The line holding "sweet_more_err = [0.70, 0.73]" is the last one to output; start at the first line of the data, keep every line in between exactly, and leave out pictures.

Entries with chart source code:

>>>

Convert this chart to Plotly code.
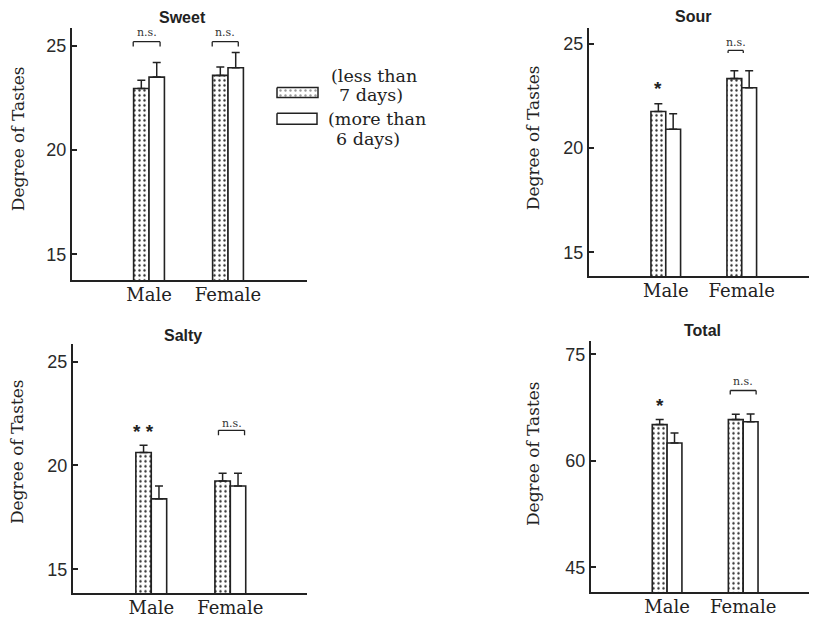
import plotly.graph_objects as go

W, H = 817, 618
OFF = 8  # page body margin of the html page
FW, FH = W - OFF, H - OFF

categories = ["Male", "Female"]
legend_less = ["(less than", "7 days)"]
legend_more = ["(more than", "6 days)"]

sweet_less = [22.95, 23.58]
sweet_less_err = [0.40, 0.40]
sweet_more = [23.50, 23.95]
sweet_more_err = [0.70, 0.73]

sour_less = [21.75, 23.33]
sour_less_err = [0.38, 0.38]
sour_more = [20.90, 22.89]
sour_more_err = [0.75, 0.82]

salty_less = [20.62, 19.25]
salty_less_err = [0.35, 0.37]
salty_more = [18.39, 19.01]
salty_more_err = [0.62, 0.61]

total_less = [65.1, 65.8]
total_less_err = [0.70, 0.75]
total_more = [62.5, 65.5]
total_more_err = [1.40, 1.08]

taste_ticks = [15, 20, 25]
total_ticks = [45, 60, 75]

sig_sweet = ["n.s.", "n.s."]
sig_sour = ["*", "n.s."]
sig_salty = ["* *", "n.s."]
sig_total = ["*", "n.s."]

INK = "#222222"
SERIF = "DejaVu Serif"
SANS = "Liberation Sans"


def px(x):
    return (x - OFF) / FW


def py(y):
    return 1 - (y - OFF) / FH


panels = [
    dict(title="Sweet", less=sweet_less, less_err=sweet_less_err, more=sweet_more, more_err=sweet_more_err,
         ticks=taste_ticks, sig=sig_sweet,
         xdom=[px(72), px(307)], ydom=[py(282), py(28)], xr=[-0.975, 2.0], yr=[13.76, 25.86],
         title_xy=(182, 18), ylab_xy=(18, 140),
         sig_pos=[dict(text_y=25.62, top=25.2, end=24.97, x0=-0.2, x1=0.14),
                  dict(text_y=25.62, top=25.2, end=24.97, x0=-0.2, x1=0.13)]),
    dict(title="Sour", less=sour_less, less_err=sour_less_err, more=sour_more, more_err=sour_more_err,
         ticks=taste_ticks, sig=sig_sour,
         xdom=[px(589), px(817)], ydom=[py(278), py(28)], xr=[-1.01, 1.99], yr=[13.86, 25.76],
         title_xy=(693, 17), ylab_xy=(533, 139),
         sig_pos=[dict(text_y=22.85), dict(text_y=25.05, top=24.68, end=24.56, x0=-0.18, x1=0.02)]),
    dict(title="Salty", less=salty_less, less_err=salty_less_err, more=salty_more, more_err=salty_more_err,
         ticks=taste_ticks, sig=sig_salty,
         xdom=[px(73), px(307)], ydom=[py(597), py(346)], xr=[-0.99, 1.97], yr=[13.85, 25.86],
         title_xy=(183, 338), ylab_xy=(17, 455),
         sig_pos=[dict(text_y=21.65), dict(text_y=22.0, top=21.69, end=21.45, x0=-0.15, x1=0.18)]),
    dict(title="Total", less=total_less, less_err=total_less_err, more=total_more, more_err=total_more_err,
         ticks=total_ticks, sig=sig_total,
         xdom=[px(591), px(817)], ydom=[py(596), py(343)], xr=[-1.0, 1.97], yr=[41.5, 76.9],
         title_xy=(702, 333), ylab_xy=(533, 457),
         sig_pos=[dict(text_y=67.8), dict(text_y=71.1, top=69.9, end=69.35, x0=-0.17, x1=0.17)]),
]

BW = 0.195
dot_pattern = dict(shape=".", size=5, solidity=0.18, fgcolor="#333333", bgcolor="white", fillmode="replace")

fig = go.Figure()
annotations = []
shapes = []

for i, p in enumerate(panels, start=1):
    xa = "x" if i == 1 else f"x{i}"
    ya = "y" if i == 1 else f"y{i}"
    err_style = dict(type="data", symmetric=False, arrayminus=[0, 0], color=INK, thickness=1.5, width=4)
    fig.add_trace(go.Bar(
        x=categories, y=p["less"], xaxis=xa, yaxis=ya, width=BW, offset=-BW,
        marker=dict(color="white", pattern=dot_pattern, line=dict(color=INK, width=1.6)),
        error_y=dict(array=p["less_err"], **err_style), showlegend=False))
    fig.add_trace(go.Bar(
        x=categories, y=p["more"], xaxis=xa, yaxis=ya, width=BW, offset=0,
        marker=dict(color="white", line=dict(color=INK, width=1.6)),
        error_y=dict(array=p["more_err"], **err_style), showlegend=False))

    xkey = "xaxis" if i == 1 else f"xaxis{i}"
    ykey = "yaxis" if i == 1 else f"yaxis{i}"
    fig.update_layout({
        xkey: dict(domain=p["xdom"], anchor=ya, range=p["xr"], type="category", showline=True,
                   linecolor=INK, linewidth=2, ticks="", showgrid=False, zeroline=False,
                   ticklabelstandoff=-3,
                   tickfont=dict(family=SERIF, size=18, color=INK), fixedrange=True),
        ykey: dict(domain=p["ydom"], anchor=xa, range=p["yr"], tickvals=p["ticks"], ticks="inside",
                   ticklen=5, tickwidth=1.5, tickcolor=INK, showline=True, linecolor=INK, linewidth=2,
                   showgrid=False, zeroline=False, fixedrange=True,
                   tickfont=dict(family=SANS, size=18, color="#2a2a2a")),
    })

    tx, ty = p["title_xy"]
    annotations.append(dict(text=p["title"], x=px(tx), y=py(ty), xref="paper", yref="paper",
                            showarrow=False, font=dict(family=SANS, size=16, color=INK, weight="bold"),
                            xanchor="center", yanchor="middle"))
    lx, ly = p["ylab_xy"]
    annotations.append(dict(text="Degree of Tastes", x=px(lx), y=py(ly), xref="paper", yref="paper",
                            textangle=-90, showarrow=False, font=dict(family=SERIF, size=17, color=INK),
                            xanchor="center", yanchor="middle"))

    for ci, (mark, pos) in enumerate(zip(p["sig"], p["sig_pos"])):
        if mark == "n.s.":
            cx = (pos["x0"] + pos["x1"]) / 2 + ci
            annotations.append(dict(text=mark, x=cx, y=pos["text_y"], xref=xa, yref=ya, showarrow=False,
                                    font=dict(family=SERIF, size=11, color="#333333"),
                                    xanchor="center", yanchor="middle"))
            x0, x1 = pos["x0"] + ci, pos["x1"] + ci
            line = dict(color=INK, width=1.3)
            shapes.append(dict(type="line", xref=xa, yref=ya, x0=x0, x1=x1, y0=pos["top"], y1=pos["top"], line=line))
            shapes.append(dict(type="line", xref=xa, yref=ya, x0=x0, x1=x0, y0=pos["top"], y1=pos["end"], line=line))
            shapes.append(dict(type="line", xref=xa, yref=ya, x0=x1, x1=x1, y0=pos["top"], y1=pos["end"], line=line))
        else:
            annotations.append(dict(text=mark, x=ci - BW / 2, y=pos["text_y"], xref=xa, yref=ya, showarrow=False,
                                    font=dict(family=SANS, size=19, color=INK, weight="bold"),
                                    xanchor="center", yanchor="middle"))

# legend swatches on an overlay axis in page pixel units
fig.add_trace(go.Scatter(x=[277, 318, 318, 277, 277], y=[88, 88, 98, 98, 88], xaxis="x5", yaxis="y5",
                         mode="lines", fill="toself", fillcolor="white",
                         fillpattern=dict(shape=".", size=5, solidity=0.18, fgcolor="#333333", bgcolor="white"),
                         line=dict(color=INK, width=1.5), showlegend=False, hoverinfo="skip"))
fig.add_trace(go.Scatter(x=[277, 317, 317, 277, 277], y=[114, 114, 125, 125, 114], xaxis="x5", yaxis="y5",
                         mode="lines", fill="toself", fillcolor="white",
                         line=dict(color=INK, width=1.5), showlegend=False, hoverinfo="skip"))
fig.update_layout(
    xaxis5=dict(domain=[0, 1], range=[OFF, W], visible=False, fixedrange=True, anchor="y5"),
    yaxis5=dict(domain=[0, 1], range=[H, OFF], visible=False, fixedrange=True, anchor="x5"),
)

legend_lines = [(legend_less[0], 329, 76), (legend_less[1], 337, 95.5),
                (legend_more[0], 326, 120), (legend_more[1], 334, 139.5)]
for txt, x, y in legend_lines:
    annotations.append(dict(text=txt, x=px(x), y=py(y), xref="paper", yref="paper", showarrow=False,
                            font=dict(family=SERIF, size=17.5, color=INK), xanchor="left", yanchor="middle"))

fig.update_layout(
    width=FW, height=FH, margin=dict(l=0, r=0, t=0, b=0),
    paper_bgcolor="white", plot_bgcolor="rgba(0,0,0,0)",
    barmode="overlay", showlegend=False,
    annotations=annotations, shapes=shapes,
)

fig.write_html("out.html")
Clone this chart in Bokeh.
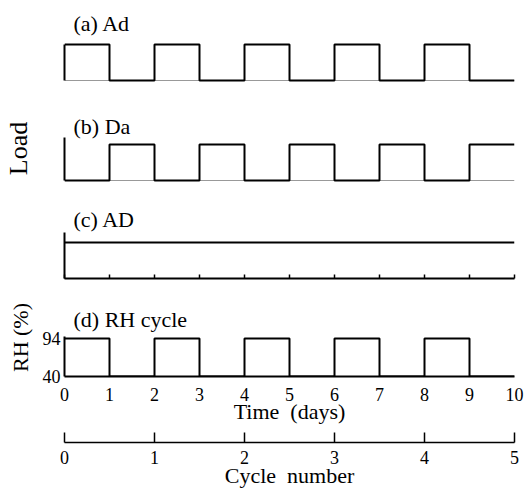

<<<

* **Finished task**
Convert this chart to Plotly code.
import plotly.graph_objects as go

W, H = 817, 618
OFF = 8  # page body margin of the html page
FW, FH = W - OFF, H - OFF

categories = ["Male", "Female"]
legend_less = ["(less than", "7 days)"]
legend_more = ["(more than", "6 days)"]

sweet_less = [22.95, 23.58]
sweet_less_err = [0.40, 0.40]
sweet_more = [23.50, 23.95]
sweet_more_err = [0.70, 0.73]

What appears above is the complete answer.